» TASK REQUIREMENTS:
Below are some entries. Copy each line that holds the string "code".

» PROVIDED DATA:
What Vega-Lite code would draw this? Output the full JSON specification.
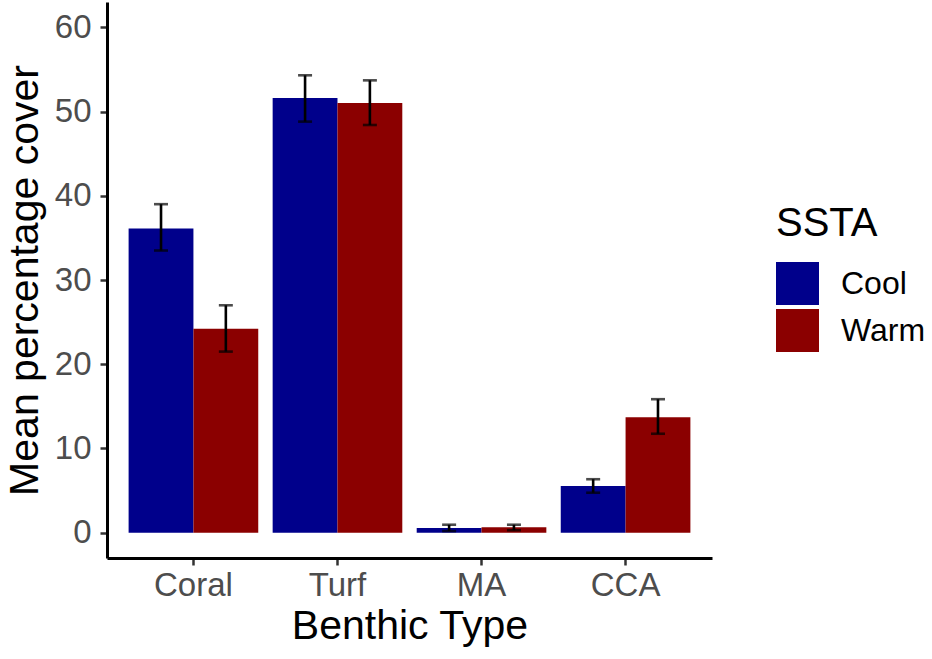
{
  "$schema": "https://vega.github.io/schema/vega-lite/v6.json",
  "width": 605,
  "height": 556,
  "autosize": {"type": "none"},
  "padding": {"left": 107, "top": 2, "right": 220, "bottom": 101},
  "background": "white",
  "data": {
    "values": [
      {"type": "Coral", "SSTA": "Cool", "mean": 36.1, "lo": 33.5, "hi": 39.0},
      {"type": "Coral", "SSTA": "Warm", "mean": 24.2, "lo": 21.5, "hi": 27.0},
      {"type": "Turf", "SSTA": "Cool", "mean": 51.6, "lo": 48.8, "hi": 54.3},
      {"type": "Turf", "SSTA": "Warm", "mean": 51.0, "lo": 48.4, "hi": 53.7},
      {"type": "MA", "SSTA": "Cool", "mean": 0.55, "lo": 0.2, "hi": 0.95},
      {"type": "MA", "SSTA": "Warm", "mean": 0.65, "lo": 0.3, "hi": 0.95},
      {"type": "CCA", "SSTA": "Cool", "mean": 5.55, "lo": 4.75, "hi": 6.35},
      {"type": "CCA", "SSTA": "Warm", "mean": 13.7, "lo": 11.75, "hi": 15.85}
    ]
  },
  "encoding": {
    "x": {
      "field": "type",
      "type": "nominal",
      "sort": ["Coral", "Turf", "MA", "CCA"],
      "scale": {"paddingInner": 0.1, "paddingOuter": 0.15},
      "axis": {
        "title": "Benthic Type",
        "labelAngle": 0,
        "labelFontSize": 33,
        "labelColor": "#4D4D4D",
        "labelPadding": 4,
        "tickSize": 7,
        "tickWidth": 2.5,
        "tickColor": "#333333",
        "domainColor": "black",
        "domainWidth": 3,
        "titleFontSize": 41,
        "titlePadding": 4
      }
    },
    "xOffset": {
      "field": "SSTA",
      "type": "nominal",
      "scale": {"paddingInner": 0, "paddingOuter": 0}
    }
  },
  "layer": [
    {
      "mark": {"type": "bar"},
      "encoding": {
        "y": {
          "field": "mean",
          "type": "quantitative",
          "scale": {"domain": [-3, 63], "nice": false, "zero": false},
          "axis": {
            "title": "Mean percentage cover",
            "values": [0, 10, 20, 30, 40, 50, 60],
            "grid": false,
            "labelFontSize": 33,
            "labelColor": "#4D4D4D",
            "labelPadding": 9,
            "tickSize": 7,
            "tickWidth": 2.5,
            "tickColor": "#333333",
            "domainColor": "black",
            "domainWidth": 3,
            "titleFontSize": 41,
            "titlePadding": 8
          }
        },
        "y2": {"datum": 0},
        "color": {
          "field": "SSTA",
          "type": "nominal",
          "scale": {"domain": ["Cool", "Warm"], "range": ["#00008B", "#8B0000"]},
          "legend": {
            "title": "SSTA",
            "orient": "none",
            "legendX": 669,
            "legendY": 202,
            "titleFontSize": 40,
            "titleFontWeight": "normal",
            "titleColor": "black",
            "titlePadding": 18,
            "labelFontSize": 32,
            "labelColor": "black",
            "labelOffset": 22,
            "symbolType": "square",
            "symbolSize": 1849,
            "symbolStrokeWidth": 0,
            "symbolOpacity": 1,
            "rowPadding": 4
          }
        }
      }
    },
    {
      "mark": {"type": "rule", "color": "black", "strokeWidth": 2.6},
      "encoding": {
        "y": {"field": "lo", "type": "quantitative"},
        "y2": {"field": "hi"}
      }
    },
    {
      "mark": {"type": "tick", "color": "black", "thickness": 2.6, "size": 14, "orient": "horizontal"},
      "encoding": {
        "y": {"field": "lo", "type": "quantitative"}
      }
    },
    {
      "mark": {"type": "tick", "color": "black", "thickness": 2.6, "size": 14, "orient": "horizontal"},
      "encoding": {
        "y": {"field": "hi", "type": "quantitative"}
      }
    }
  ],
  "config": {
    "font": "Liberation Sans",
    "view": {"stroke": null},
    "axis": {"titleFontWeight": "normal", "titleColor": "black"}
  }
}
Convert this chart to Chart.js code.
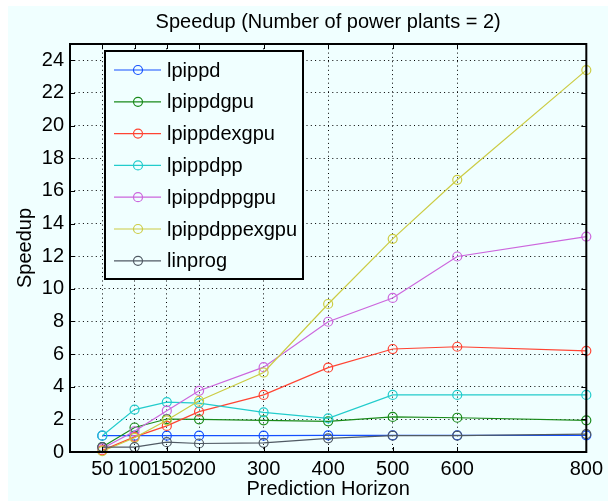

» IN RESPONSE:
What Vega-Lite code would draw this? Output the full JSON specification.
Convert this chart to Chart.js code.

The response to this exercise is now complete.